We also did lots of scouting around; just looking at the weird and wonderful things you find in nature. Interesting rocks, seed pods, flowers, bugs – everything was interesting to fresh eyes, and it made me appreciate my experience even more. That’s when we saw the armadillo.
If you don’t know, armadillo migrated up into Texas from more tropical climes. Their escape mechanism is to leap straight up into the air, then scamper away. The tactic does not work well with oncoming cars or trucks on the highway, so they are often seen as roadkill. But they fall into the ugly/cute category of critter and are pretty harmless. Their claws are quite formidable, but are kept beneath them for digging, not for attack. They eat insects and probably some roots, and their shell protects them from most predation. They are also very quick — but not good for distance.
We picked ourselves up and, honoring our primordial instincts, began to chase whatever it was running away from us – the armadillo. It ran about thirty feet then dropped into a small depression, which it was quickly digging deeper. All we could see through the flying dirt was the armored back and tail. Larry grabbed the tail and tried to pull it out of the hole, but it didn’t budge. We tried to get a grip on the shell to no avail. We got a stick and tried to lever it out, but quit when we thought we might hurt it. We backed away and watched.
Again, it popped straight up in the air and we both did the same, but avoided tripping over each other this time. We chased after it, with Larry hot on its tail. Now, this part of Texas doesn’t have much timber, and where there are trees, they are mostly scrub oak and mesquite. Neither is a “real” tree, they are more like large bushes. (In elementary school I was puzzled by tales of the pioneers clearing the wilderness and building log cabins. I tried to picture how you built log cabins out of the short, twisted logs from mesquite, scrub oak and live oak. Then, when I was older, I saw a pine forest!)
So, Larry is barreling down on the armadillo, which decides to go under a patch of scrub oak. Larry is intently focused on catching the critter, and only becomes aware of the trees when a branch looms directly into his face. He flings himself backwards, feet flying out from under him and crashes down into a tangle of brush. Wanting to be supportive, I had been following Larry closely and was caught off-guard by his abrupt change of direction. Honoring his sacrifice, I tripped and landed on top of him. Luckily, he shielded me from the worst of the scrapes and scratches.
Larry and I untangled again, brushed off the dirt and sticks, and continued our chase a little more tenderly and cautiously — if no less determined. Somehow we managed to corral the beast, and I picked it up the way you would a turtle, holding the shell on both sides. It flailed its feet in the air, then settled down to see what would happen next. I turned to Larry, “We got it. What do we do now?”
We examined it closely, careful to avoid the claws, but that took only a minute or two. Then we took it to my dad, who also examined it closely. “It’s an armadillo,” he declared, “What are you going to do with it?”

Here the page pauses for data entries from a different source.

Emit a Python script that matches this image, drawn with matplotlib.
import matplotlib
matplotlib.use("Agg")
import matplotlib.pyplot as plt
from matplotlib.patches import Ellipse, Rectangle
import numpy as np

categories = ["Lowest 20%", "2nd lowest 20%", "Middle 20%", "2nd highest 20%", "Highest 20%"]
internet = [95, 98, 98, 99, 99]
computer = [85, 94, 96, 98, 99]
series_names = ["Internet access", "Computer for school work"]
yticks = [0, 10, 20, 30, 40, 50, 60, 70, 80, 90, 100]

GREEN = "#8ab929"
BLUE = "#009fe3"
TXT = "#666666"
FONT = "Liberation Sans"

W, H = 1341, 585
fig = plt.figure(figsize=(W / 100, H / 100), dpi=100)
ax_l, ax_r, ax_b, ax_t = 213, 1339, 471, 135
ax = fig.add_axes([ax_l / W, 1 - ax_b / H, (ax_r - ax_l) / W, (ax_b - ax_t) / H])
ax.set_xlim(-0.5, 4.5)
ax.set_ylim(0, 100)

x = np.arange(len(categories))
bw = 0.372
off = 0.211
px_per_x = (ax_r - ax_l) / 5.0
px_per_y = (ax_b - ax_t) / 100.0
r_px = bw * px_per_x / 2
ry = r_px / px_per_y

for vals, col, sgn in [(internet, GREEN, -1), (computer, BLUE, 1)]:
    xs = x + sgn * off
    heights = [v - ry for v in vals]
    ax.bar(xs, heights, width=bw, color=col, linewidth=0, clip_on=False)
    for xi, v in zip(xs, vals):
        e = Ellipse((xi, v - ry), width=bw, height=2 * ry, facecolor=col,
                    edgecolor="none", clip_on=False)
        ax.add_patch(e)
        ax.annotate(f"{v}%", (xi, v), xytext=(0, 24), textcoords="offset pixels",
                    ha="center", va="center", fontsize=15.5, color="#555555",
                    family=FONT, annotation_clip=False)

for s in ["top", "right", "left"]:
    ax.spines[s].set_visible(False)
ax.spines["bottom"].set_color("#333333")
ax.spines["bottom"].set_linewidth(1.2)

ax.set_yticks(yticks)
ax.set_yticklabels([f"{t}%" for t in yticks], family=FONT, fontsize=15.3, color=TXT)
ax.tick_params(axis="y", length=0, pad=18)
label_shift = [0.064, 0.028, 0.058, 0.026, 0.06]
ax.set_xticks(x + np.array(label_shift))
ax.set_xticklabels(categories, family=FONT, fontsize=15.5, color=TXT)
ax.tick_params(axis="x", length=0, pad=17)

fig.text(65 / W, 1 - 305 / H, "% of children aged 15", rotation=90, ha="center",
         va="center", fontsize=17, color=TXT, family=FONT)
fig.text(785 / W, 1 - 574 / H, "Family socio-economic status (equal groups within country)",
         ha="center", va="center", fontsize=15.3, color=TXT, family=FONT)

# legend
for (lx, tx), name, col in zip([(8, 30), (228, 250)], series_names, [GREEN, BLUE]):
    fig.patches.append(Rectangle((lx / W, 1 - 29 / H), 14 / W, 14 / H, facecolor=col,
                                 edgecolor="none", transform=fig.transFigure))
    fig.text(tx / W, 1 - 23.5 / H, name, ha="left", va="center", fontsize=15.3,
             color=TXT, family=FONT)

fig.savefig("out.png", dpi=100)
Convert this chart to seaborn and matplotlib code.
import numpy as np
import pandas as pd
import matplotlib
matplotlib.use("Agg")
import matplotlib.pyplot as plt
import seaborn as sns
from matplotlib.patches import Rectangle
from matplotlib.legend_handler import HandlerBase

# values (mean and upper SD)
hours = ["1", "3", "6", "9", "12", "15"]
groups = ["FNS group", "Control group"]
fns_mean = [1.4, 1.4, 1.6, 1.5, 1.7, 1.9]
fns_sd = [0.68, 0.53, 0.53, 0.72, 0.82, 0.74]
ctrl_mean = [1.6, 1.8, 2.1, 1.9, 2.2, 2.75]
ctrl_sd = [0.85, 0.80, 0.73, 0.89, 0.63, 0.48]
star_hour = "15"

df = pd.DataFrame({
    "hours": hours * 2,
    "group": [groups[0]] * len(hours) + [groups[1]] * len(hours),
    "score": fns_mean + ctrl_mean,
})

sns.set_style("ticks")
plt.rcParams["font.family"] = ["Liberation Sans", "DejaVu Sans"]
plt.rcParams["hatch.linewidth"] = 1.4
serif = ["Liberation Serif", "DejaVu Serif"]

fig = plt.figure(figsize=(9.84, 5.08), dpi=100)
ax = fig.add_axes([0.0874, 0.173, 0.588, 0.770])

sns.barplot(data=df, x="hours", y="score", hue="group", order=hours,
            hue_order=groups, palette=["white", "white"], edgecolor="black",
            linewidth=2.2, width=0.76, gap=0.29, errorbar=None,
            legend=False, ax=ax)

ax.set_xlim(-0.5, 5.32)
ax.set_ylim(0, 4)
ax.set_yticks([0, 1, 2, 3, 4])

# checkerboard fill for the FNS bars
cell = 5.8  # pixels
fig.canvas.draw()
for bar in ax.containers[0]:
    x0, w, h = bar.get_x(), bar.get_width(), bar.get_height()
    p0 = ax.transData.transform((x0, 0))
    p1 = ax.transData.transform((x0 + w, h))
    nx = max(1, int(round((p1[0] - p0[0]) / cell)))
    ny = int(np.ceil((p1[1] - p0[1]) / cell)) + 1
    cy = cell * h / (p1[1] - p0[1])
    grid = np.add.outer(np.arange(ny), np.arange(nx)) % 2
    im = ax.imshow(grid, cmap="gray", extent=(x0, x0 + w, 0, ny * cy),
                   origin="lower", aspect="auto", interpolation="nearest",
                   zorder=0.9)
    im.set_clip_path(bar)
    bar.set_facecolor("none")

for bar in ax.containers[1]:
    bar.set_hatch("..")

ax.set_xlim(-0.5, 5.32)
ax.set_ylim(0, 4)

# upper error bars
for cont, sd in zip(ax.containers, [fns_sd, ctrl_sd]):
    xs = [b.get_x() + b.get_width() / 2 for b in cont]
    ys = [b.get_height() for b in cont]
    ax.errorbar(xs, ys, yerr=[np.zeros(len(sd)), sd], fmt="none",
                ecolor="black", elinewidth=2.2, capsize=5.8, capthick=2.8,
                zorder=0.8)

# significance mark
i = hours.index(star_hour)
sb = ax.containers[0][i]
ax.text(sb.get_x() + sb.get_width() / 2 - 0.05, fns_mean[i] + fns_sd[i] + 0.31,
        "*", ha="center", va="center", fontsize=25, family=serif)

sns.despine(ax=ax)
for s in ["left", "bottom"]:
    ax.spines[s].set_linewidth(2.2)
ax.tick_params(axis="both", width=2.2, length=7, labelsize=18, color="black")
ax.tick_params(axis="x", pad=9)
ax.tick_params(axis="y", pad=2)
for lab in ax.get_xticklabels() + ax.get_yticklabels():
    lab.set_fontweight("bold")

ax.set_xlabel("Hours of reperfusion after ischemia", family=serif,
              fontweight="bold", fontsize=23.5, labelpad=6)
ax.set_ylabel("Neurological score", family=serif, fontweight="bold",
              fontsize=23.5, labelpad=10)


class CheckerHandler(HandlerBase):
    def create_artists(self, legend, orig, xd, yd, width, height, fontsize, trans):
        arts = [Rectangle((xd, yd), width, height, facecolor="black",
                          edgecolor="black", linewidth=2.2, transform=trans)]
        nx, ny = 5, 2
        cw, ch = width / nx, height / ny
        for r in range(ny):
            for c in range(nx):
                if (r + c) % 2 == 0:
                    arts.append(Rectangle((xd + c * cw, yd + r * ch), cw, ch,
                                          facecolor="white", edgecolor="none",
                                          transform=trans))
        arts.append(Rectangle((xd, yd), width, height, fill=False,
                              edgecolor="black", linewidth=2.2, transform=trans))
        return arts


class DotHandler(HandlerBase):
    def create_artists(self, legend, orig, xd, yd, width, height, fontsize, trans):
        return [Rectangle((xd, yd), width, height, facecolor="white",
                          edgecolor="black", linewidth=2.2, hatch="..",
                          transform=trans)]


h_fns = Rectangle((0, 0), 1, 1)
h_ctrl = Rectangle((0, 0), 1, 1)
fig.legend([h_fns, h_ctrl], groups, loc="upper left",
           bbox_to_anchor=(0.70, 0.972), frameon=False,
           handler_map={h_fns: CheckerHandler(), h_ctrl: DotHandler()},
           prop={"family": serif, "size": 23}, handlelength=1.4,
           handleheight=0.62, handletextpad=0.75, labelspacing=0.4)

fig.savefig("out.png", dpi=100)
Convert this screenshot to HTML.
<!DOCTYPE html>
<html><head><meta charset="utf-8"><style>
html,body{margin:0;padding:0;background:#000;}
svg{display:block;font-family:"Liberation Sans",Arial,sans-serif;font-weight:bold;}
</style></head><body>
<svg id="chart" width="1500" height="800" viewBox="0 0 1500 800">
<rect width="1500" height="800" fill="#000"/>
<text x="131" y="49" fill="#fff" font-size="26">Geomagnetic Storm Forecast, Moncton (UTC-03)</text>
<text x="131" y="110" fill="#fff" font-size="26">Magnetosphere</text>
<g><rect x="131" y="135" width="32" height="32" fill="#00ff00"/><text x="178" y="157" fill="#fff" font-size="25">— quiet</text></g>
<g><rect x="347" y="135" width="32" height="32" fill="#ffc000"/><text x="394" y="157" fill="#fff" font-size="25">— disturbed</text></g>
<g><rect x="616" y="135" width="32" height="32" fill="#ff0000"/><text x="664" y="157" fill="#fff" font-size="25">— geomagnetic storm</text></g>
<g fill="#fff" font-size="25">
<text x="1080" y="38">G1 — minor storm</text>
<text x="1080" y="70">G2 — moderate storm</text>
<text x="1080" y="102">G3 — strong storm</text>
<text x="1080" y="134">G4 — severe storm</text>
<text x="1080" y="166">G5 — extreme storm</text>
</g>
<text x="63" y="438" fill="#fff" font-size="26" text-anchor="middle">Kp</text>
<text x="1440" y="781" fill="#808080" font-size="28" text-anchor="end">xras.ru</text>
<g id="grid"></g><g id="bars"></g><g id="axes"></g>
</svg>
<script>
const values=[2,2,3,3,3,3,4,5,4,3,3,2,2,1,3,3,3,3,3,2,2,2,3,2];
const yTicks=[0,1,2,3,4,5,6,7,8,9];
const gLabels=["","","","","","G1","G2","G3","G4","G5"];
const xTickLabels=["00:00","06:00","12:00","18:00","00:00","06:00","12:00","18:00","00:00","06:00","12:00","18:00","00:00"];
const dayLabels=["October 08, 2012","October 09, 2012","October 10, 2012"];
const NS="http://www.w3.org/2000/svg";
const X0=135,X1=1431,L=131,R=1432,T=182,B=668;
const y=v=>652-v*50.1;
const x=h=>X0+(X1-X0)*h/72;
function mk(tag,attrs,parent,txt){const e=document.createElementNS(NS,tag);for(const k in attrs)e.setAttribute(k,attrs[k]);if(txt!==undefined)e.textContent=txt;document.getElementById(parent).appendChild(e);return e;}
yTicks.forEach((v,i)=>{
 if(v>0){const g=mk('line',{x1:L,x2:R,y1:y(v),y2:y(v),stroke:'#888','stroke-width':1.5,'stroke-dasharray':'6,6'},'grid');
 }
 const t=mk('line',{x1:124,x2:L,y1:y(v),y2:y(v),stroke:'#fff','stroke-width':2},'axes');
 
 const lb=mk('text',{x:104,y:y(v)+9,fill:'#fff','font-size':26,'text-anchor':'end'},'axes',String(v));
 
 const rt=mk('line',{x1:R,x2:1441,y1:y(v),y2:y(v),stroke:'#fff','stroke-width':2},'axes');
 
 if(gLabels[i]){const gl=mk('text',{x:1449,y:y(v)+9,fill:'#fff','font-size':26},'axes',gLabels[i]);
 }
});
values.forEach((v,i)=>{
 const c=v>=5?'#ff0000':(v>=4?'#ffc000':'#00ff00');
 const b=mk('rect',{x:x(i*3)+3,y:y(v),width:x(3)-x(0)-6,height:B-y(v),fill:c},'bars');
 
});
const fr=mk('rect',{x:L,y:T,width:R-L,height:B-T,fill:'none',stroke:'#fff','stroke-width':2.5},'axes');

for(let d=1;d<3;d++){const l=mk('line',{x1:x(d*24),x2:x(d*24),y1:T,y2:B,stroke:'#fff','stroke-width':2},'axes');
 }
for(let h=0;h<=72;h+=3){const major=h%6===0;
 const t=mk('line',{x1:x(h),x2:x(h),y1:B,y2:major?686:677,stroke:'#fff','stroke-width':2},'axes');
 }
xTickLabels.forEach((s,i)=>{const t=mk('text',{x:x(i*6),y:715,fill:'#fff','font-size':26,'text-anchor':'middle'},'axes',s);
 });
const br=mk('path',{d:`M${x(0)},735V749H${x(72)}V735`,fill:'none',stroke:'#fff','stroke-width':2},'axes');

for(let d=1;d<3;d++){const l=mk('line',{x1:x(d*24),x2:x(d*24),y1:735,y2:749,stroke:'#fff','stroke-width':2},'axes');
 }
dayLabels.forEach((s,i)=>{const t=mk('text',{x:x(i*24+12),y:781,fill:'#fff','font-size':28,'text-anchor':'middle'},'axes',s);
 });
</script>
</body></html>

Larry and I exchanged glances. We hadn’t gotten past the chasing stage in our minds, so actually catching it was a new experience. (Not unlike my experiences with some sorority girls when I got to college, but that’s a different story.)
Larry looked over at the nearby farm pond, “Can it swim?” he asked. My dad shrugged.
We carried it to the pond and gently tossed it out a few feet into the murky water. It bobbled about for a minute, then began to dog paddle around, seemingly very comfortable in the water. It stayed parallel to the shore until far away from us, then came out of the water, looked us over, and scrambled off.
We watched it go. Larry was looking pretty smug — what a story he had to share back home. I wondered if the armadillo would tell its story as well.